Analysis

Hammond loosens purse strings to beat the Brexit blues

Chancellor Philip Hammond delivering the Autumn Statement in the House of Commons.

The chancellor’s Autumn Statement, delivered to MPs in parliament today, put some flesh on the government’s plans to rein in austerity, writes Christopher Papadopoullos.

The Autumn Statement was the first chance for the government to outline in detail its macroeconomic vision for the UK. Talk of an industrial strategy and an easing up on fiscal austerity were finally put into solid plans. 

“My style will of course differ from his,” Hammond said after praising his predecessor. Indeed it will, George Osborne’s three fiscal rules have been completely rewritten. The goal of balancing the books has been pushed back another five years to the end of next parliament. And debt as a percentage of GDP will need now only fall in the final year of parliament, rather than fall every year of parliament. The welfare cap has also been delayed to the start of next parliament. 

The main fiscal hand-outs are a variety of investments in infrastructure. And as part of a broader commitment to improve the UK’s slow growth in worker productivity, Hammond has told the National Infrastructure Commission to make its recommendations for future projects on the basis that public infrastructure investment will be between 1 and 1.2 per cent of GDP going forward. 

The economic outlook

The economic picture has become gloomier. In its March forecasts the government’s fiscal watchdog, the Office for Budget Responsibility (OBR),  expected the economy to grow 2% this year, 2.2% in 2017, and 2.1% in 2018.

The OBR has actually increased its forecast for this year to 2.1 per cent. However, economic growth will slow to 1.4 per cent next year before rising to 1.7 per cent in 2018 and 2.1 per cent in 2019.

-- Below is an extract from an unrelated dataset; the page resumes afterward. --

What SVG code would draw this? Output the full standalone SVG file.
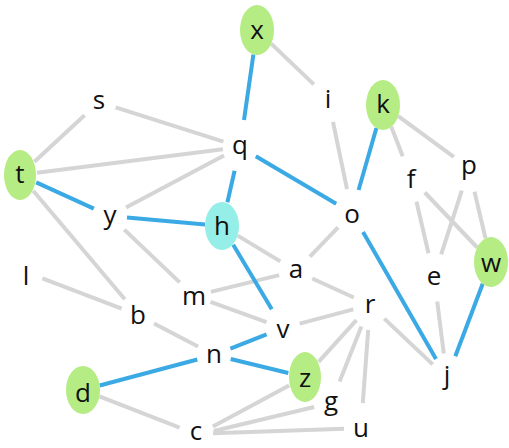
<svg xmlns="http://www.w3.org/2000/svg" width="509" height="448" viewBox="0 0 509 448">
<style>
.e{stroke:#d5d5d5;stroke-width:4;fill:none}
.b{stroke:#3aa9e4;stroke-width:4;fill:none}
.g{fill:#b6ec84}
.c{fill:#95efe8}
text{font-family:"Open Sans","DejaVu Sans",sans-serif;font-size:26px;fill:#111;text-anchor:middle}
</style>
<rect width="509" height="448" fill="#fff"/>
<g id="edges">
<line class="e" x1="84.6" y1="115.3" x2="34.4" y2="161.7"/>
<line class="e" x1="115.6" y1="107.3" x2="223.4" y2="141.7"/>
<line class="e" x1="37" y1="172.8" x2="223" y2="149.2"/>
<line class="e" x1="126" y1="207.5" x2="224" y2="155.5"/>
<line class="e" x1="33.2" y1="190.7" x2="124.8" y2="299.3"/>
<line class="e" x1="271.2" y1="43.6" x2="313.8" y2="84.4"/>
<line class="e" x1="333" y1="121.9" x2="347" y2="189.1"/>
<line class="e" x1="391.3" y1="126.8" x2="402.7" y2="156.2"/>
<line class="e" x1="398.2" y1="116.2" x2="453.8" y2="156.8"/>
<line class="e" x1="424.8" y1="192.5" x2="477.2" y2="247.5"/>
<line class="e" x1="416.5" y1="201.7" x2="428.5" y2="253.3"/>
<line class="e" x1="461.8" y1="190.6" x2="441.2" y2="254.4"/>
<line class="e" x1="474.5" y1="191.7" x2="485.5" y2="238.3"/>
<line class="e" x1="437.2" y1="301.5" x2="443.8" y2="353.5"/>
<line class="e" x1="124.3" y1="229.6" x2="179.7" y2="282.4"/>
<line class="e" x1="237.7" y1="235.6" x2="280.3" y2="261.4"/>
<line class="e" x1="309.9" y1="256.6" x2="338.1" y2="227.4"/>
<line class="e" x1="279.2" y1="275.1" x2="210.8" y2="291.9"/>
<line class="e" x1="312.2" y1="278.5" x2="353.8" y2="297.5"/>
<line class="e" x1="210.5" y1="301.9" x2="266.5" y2="322.1"/>
<line class="e" x1="299.7" y1="323.6" x2="353.3" y2="309.4"/>
<line class="e" x1="384.3" y1="318.6" x2="432.7" y2="364.4"/>
<line class="e" x1="356.4" y1="320.1" x2="318.6" y2="361.9"/>
<line class="e" x1="361.4" y1="326.6" x2="339.6" y2="381.4"/>
<line class="e" x1="368.2" y1="329.9" x2="362.8" y2="403.1"/>
<line class="e" x1="212.9" y1="426.4" x2="289.1" y2="385.6"/>
<line class="e" x1="213.8" y1="431" x2="314.2" y2="407"/>
<line class="e" x1="213" y1="433.3" x2="344" y2="428.7"/>
<line class="e" x1="99.4" y1="396.4" x2="179.6" y2="427.6"/>
<line class="e" x1="154" y1="323.4" x2="198" y2="346.6"/>
<line class="e" x1="42.4" y1="278.3" x2="121.6" y2="308.7"/>
<line class="b" x1="253.4" y1="54.5" x2="244" y2="120"/>
<line class="b" x1="234.6" y1="170.7" x2="227.4" y2="202.3"/>
<line class="b" x1="255.8" y1="156.3" x2="336.2" y2="203.7"/>
<line class="b" x1="36.2" y1="182.4" x2="93.8" y2="208.6"/>
<line class="b" x1="127" y1="217.5" x2="205" y2="224.5"/>
<line class="b" x1="233.2" y1="244.8" x2="271.8" y2="309.2"/>
<line class="b" x1="376.4" y1="128" x2="358.6" y2="190"/>
<line class="b" x1="363" y1="232.1" x2="436" y2="358.9"/>
<line class="b" x1="482.7" y1="283.8" x2="455.3" y2="356.2"/>
<line class="b" x1="99.7" y1="385.5" x2="197.3" y2="359.5"/>
<line class="b" x1="230.4" y1="348.6" x2="266.6" y2="334.4"/>
<line class="b" x1="230.7" y1="359" x2="288.3" y2="373"/>
</g>
<g id="node-x"><ellipse class="g" cx="257" cy="30" rx="17" ry="25"/><text x="257" y="39">x</text></g>
<g id="node-s"><text x="99" y="109">s</text></g>
<g id="node-q"><text x="240" y="154">q</text></g>
<g id="node-i"><text x="328" y="108">i</text></g>
<g id="node-k"><ellipse class="g" cx="383" cy="105" rx="17" ry="25"/><text x="383" y="113">k</text></g>
<g id="node-f"><text x="411" y="188">f</text></g>
<g id="node-p"><text x="469" y="174">p</text></g>
<g id="node-t"><ellipse class="g" cx="20" cy="175" rx="16" ry="25"/><text x="20" y="183">t</text></g>
<g id="node-o"><text x="352" y="223">o</text></g>
<g id="node-y"><text x="110" y="224">y</text></g>
<g id="node-h"><ellipse class="c" cx="222" cy="226" rx="17" ry="24"/><text x="222" y="235">h</text></g>
<g id="node-l"><text x="26" y="285">l</text></g>
<g id="node-w"><ellipse class="g" cx="491" cy="262" rx="17" ry="25"/><text x="491" y="272">w</text></g>
<g id="node-e"><text x="434" y="285">e</text></g>
<g id="node-a"><text x="296" y="278">a</text></g>
<g id="node-m"><text x="194" y="305">m</text></g>
<g id="node-b"><text x="138" y="324">b</text></g>
<g id="node-r"><text x="370" y="313">r</text></g>
<g id="node-v"><text x="283" y="338">v</text></g>
<g id="node-n"><text x="214" y="363">n</text></g>
<g id="node-j"><text x="447" y="384">j</text></g>
<g id="node-d"><ellipse class="g" cx="83" cy="390" rx="17" ry="24"/><text x="83" y="402">d</text></g>
<g id="node-z"><ellipse class="g" cx="305" cy="377" rx="16" ry="25"/><text x="305" y="387">z</text></g>
<g id="node-g"><text x="331" y="410">g</text></g>
<g id="node-c"><text x="196" y="440">c</text></g>
<g id="node-u"><text x="361" y="437">u</text></g>
</svg>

The unemployment rate fell to 4.8 per cent in the three months to September, the lowest since 2005. However, this is now expected to rise to 5.2 per cent next year and 5.5 per cent in 2018.

Inflation is forecast to steadily rise on the back of the fall in the value of pound and is expected to reach 2% next year.

Tax and spending

With this gloomier outlook in mind, the OBR has knocked £44.3bn off the amount of tax it expects the treasury will receive by the end of the current parliament in 2020, before taking into account any measures in outlined in the Autumn Statement.

Both consumers and businesses are expected to slow their spending, hitting a range of tax receipts, especially income tax. Consumers are expected to be hit by rising inflation, while businesses are expected to put investment projects on hold due to uncertainty over our future relationship with the EU.

But rather than reining in spending as his predecessor would likely have done, total expenditure is forecast to be £47.9bn higher over the remainder of the current parliament. 

UK productivity, Hammond noted, is well below that of the US and many of our European neighbours. His spending plans are both an attempt to offset a near-term slowdown in the economy, but also to address the longer term issue of the so-called productivity puzzle.

Hammond announced the creation of a national productivity investment fund worth £23bn, which includes plans to splash out on transport, digital communications, research and development, and housing. 

Debt and the deficit

Theresa May had already abandoned Osborne’s promise to run a budget surplus by 2020, but had given little insight as to what the government’s new approach to the budget deficit would be. It has decided to put budget balancing plans on the back burner.

The budget deficit reached £76bn in the year to April 2016. In March, the OBR forecast £56bn for this year’s borrowing figures, but this has now been hiked to £68bn. The £10.1bn surplus by 2019-20 that was projected in March is now a £21.9bn deficit.

Rather than falling every year for the next five years, the UK’s public sector debt-to-GDP ratio will peak at £90.4bn in 2017-18 before falling steadily to £88bn in 2019-20, the final year of parliament.